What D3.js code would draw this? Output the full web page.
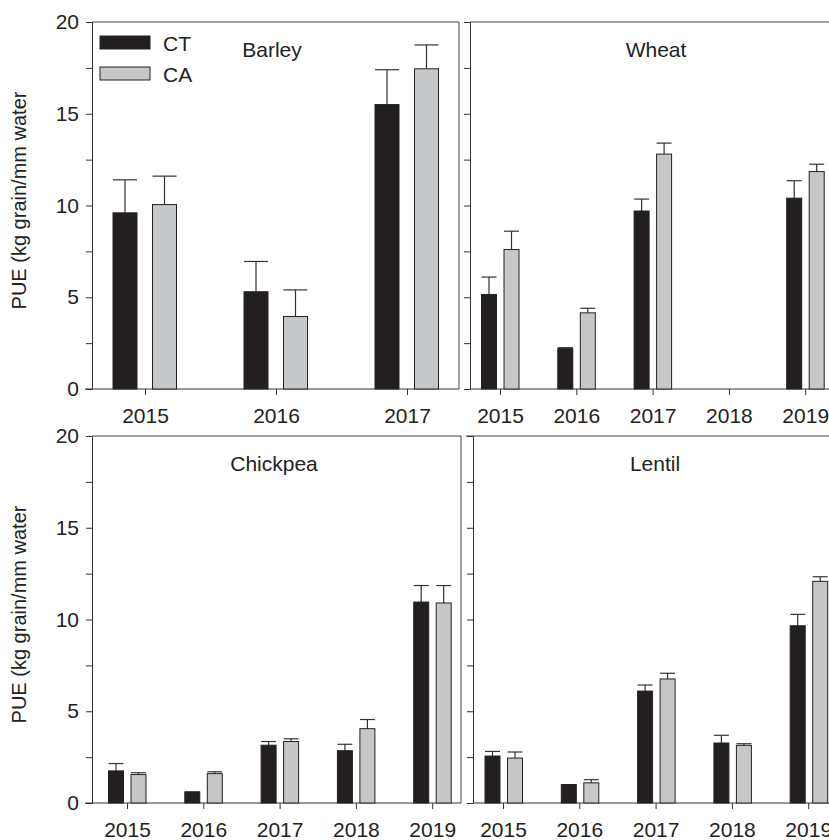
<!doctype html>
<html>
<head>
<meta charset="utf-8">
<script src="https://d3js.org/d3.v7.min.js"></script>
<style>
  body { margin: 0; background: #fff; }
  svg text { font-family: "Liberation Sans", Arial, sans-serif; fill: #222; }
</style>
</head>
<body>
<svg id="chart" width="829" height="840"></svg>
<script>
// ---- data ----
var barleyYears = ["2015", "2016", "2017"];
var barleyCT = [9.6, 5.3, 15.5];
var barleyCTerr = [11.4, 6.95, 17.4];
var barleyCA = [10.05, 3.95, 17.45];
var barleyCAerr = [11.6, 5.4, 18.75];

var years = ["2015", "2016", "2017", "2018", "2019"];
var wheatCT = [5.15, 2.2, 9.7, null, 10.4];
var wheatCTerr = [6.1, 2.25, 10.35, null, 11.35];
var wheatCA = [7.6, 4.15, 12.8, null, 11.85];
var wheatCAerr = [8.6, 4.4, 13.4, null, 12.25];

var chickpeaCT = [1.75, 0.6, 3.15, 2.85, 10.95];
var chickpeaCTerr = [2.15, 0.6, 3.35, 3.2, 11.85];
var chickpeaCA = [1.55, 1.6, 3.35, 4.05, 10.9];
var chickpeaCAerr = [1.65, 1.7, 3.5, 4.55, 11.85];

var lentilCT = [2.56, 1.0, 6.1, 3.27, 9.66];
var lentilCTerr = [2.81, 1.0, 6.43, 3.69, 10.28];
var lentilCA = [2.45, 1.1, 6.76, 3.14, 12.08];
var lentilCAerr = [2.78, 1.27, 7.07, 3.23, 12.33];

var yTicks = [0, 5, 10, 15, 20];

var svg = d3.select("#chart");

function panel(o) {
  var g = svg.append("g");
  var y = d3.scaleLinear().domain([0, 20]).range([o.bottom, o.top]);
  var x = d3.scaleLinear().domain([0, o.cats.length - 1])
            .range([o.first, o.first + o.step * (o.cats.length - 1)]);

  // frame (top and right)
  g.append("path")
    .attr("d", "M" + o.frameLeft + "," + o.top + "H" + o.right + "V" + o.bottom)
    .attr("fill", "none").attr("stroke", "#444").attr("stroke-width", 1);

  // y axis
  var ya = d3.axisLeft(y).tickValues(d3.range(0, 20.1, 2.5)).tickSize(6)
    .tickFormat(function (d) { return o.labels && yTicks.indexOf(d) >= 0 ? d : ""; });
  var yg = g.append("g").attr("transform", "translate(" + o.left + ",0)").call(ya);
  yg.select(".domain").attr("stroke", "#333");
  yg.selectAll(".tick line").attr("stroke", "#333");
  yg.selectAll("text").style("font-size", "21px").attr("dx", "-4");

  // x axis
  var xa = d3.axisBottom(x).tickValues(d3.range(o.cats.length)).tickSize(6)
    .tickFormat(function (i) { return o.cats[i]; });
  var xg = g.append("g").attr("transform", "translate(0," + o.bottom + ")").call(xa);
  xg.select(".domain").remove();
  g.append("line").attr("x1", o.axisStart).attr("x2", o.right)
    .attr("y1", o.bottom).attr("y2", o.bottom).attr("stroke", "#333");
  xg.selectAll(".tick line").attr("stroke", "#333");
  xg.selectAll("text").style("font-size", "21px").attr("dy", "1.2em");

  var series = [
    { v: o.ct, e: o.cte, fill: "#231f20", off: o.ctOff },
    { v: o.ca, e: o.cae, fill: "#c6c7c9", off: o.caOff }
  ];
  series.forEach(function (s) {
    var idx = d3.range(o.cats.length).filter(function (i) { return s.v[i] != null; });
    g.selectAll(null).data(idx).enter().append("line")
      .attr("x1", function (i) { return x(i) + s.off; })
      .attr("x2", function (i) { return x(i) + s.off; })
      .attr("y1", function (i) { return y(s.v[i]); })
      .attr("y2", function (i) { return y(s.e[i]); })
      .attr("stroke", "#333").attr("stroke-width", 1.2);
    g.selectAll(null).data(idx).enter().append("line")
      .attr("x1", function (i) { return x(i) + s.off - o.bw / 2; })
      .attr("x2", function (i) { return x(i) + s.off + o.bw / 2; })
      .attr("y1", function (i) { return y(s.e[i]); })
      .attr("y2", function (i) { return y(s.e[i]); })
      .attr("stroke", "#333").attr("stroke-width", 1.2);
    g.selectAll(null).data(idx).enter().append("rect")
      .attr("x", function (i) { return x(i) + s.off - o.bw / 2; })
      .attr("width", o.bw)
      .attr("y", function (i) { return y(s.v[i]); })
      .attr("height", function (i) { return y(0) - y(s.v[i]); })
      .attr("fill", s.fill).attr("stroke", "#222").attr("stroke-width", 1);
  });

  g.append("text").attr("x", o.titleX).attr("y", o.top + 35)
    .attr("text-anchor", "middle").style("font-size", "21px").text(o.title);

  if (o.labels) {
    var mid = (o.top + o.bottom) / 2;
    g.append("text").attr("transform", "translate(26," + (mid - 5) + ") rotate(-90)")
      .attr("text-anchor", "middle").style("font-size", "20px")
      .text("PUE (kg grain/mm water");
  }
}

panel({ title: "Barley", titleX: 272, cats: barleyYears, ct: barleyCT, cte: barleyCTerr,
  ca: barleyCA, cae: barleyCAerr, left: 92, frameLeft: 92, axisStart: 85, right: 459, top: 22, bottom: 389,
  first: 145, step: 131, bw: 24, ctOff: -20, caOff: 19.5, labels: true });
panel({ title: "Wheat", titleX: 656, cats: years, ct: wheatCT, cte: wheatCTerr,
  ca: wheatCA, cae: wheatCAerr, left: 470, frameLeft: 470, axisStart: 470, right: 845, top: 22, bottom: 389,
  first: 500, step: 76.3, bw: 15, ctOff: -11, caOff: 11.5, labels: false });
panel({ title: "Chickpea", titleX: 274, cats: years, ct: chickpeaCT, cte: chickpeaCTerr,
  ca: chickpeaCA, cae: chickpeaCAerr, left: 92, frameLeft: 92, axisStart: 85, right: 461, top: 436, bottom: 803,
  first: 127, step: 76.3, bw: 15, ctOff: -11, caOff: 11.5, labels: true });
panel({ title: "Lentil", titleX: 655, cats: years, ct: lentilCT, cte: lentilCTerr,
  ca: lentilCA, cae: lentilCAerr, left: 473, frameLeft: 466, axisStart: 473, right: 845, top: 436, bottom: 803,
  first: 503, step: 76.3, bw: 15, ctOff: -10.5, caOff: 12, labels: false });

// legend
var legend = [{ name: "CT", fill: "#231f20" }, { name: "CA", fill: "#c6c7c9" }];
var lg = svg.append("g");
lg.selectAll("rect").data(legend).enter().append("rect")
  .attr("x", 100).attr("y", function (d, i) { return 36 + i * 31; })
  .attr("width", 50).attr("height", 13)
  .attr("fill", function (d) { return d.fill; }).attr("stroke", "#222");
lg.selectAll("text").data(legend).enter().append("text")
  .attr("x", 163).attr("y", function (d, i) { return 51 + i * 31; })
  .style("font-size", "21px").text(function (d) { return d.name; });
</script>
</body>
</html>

▬▬▬▬▬▬▬▬▬▬

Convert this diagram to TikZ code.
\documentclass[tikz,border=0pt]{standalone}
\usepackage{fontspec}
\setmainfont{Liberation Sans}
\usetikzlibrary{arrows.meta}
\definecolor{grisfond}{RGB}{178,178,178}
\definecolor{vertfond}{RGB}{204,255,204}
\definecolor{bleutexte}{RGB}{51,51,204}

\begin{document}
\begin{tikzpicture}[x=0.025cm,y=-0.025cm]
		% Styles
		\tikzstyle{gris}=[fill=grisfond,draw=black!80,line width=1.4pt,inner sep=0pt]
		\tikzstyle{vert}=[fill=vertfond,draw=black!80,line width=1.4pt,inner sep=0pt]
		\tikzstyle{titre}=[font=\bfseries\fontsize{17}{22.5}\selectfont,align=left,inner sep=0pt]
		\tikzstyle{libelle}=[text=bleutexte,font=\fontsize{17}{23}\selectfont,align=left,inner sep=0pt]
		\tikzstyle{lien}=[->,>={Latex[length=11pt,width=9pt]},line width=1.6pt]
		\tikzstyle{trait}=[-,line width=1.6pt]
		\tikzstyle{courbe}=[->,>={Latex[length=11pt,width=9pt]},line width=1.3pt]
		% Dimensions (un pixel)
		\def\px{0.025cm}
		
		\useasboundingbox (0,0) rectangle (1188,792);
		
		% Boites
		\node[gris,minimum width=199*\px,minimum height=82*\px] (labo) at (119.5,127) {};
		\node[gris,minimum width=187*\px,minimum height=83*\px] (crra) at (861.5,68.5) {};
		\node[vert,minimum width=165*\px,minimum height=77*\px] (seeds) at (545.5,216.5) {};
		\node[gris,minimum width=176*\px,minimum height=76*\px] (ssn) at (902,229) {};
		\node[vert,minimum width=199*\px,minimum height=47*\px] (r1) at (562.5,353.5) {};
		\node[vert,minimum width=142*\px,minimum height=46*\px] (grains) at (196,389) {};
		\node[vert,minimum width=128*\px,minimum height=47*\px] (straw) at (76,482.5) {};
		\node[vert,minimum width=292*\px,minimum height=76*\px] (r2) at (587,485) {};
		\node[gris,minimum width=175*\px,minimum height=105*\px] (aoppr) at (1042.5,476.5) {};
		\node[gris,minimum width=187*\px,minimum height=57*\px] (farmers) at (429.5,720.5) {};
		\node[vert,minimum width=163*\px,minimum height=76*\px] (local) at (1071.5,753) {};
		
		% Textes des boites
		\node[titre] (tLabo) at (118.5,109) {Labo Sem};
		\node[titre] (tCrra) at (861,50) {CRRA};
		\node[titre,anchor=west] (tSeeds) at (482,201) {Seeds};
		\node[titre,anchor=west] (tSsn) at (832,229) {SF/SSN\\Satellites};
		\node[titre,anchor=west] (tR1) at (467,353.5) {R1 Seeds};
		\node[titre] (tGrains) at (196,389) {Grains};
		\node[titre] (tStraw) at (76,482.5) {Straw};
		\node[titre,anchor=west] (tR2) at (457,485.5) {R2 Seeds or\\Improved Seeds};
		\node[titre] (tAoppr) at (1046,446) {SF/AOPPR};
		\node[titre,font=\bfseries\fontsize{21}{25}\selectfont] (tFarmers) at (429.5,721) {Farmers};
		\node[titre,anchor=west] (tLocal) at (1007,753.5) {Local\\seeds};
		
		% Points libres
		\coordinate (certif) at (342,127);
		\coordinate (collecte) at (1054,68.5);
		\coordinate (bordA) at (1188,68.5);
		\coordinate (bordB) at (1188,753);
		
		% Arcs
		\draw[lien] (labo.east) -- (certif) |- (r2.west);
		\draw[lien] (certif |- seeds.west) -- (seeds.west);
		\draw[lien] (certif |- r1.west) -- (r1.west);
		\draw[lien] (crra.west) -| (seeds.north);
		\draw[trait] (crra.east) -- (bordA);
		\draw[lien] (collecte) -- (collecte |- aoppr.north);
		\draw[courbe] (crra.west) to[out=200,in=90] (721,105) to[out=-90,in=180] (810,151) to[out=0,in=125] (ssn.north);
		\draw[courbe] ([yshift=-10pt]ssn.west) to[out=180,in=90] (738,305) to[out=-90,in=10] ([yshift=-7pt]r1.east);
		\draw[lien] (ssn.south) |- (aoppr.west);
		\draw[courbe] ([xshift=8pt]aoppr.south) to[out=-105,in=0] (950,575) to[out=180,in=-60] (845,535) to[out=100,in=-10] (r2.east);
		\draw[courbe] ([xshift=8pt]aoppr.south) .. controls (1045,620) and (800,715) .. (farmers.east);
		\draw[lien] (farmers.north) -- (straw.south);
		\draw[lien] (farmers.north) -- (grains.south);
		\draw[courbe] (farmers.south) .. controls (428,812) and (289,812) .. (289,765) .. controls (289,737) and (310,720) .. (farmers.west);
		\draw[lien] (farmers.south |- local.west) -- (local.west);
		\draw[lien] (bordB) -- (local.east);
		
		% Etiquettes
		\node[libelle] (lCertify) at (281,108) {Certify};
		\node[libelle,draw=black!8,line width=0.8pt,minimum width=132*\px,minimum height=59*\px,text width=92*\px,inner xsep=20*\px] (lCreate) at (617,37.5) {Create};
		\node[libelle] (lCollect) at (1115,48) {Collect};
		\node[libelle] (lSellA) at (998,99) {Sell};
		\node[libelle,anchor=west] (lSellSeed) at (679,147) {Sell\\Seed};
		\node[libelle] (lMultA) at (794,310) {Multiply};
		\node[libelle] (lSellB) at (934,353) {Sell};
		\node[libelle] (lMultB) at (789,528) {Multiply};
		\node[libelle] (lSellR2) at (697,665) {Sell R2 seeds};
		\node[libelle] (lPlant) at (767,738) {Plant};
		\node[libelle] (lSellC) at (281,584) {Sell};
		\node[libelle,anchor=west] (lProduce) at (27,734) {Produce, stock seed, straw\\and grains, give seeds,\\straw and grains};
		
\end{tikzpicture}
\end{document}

▬▬▬▬▬▬▬▬▬▬

> STATED GOAL
Both the line with "What D3.js code" and the line with "var barleyCAerr = [11.6, 5.4, 18.75];" are included: reproduce them and every line between, exactly, with pictures omitted.

> FULL OUTPUT
What D3.js code would draw this? Output the full web page.
<!doctype html>
<html>
<head>
<meta charset="utf-8">
<script src="https://d3js.org/d3.v7.min.js"></script>
<style>
  body { margin: 0; background: #fff; }
  svg text { font-family: "Liberation Sans", Arial, sans-serif; fill: #222; }
</style>
</head>
<body>
<svg id="chart" width="829" height="840"></svg>
<script>
// ---- data ----
var barleyYears = ["2015", "2016", "2017"];
var barleyCT = [9.6, 5.3, 15.5];
var barleyCTerr = [11.4, 6.95, 17.4];
var barleyCA = [10.05, 3.95, 17.45];
var barleyCAerr = [11.6, 5.4, 18.75];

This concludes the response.